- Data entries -
☆ ☆ ☆ ☆ ☆ ☆ ☆
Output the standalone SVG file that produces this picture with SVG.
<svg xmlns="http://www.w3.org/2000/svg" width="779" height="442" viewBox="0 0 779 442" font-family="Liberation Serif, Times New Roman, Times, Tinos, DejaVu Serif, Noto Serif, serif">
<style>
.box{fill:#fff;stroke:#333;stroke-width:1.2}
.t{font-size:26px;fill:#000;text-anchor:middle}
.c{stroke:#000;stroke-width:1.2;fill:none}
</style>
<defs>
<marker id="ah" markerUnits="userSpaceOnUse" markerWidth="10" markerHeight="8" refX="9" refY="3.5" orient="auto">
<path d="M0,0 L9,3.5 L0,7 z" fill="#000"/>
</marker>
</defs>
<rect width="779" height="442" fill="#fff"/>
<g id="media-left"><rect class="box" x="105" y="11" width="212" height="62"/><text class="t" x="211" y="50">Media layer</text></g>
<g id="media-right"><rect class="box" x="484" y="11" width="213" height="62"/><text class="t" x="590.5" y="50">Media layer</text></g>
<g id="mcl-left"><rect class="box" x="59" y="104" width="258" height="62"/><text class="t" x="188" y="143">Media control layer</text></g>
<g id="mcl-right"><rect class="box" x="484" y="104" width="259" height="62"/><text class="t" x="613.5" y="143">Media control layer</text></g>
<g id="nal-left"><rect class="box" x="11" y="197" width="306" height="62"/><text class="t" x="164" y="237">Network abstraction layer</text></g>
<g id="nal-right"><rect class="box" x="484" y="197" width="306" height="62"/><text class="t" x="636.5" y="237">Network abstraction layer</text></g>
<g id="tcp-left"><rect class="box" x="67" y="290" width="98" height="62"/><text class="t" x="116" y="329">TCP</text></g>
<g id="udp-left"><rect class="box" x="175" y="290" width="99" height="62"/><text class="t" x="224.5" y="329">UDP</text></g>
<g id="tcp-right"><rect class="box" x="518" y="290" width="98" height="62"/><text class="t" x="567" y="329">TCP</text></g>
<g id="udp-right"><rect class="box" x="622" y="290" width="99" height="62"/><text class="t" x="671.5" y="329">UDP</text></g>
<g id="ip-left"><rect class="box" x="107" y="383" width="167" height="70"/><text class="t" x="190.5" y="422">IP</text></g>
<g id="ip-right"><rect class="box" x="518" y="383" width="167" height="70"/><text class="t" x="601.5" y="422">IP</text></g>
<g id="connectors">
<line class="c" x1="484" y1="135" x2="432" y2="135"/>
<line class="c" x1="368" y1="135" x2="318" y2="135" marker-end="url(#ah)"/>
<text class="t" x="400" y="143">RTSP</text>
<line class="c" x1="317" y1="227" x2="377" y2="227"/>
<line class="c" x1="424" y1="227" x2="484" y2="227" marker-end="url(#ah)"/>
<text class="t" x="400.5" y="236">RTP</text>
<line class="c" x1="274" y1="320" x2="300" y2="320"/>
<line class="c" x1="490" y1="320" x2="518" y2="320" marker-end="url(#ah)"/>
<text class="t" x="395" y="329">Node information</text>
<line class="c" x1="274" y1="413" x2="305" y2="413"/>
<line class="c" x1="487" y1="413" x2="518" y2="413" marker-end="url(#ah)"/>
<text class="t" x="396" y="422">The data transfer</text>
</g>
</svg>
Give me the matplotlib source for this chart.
☆ ☆ ☆ ☆ ☆ ☆ ☆
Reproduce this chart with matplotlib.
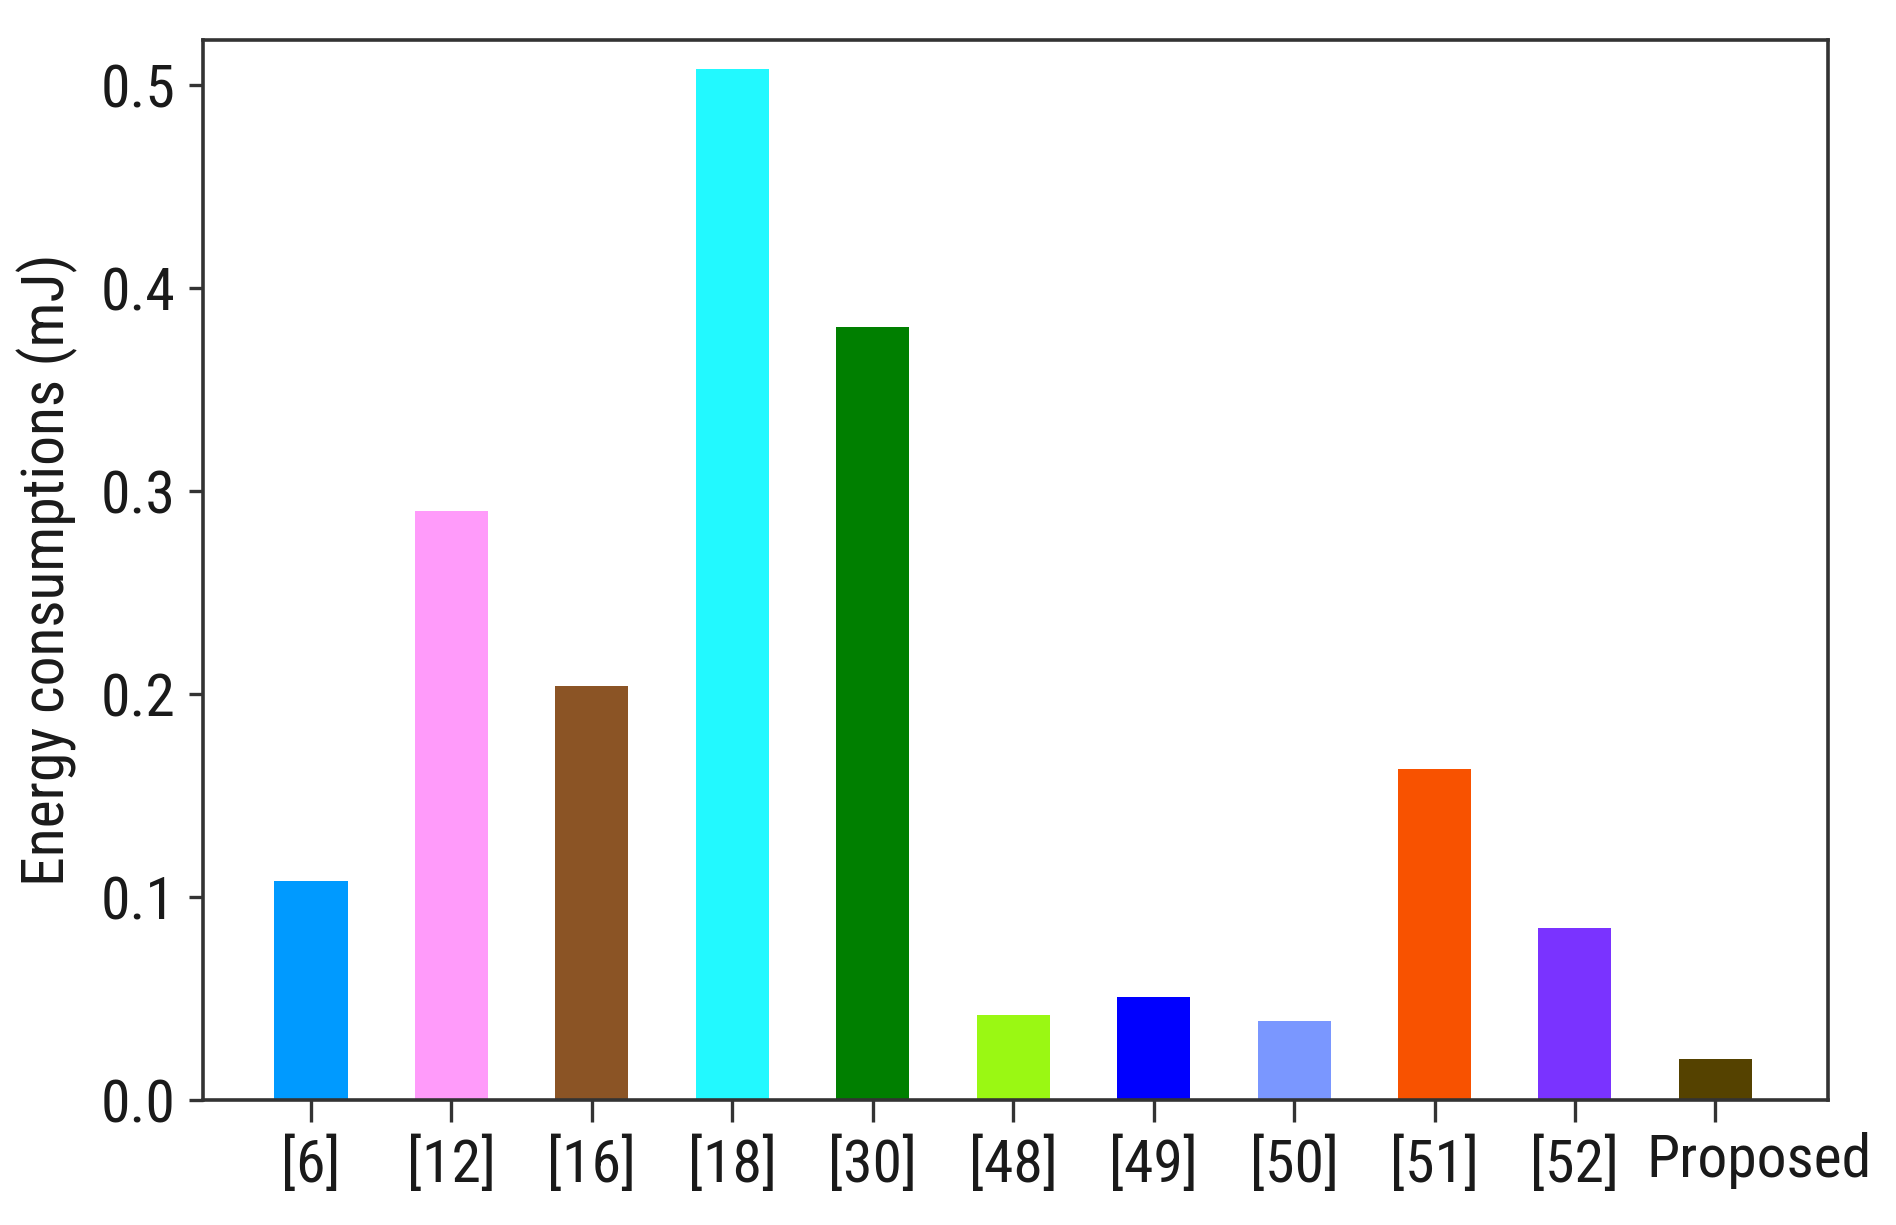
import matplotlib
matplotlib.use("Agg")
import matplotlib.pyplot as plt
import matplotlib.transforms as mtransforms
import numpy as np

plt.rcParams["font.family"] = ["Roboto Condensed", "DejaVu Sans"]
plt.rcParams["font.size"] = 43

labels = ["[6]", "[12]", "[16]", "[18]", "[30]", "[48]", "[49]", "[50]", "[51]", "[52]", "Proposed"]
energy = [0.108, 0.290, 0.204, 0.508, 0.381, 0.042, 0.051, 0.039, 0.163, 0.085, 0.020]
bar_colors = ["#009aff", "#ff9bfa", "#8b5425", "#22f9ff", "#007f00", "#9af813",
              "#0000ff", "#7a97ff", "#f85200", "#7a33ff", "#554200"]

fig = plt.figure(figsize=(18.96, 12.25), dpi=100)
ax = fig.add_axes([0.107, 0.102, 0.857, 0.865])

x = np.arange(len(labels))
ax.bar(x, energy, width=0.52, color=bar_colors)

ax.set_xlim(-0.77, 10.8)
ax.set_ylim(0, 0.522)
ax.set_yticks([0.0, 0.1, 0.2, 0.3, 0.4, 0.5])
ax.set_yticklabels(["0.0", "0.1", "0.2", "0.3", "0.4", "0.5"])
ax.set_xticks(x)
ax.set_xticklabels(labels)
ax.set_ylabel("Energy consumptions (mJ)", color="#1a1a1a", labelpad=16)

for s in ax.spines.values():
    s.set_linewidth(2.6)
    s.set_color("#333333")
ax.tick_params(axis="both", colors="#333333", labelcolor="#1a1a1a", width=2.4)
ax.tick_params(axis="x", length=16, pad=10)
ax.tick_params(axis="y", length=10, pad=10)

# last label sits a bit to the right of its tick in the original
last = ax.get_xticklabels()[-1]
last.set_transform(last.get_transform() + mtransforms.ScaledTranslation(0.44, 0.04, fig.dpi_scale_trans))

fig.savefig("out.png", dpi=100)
☆ ☆ ☆ ☆ ☆ ☆ ☆
- AIM -
Copy nothing but the lines above from the one with "Reproduce this chart with matplotlib." to the one with "ax.bar(x, energy, width=0.52, color=bar_colors)", inclusive, word for word. Leave every picture out.

- ANSWER TO THE EXERCISE -
Reproduce this chart with matplotlib.
import matplotlib
matplotlib.use("Agg")
import matplotlib.pyplot as plt
import matplotlib.transforms as mtransforms
import numpy as np

plt.rcParams["font.family"] = ["Roboto Condensed", "DejaVu Sans"]
plt.rcParams["font.size"] = 43

labels = ["[6]", "[12]", "[16]", "[18]", "[30]", "[48]", "[49]", "[50]", "[51]", "[52]", "Proposed"]
energy = [0.108, 0.290, 0.204, 0.508, 0.381, 0.042, 0.051, 0.039, 0.163, 0.085, 0.020]
bar_colors = ["#009aff", "#ff9bfa", "#8b5425", "#22f9ff", "#007f00", "#9af813",
              "#0000ff", "#7a97ff", "#f85200", "#7a33ff", "#554200"]

fig = plt.figure(figsize=(18.96, 12.25), dpi=100)
ax = fig.add_axes([0.107, 0.102, 0.857, 0.865])

x = np.arange(len(labels))
ax.bar(x, energy, width=0.52, color=bar_colors)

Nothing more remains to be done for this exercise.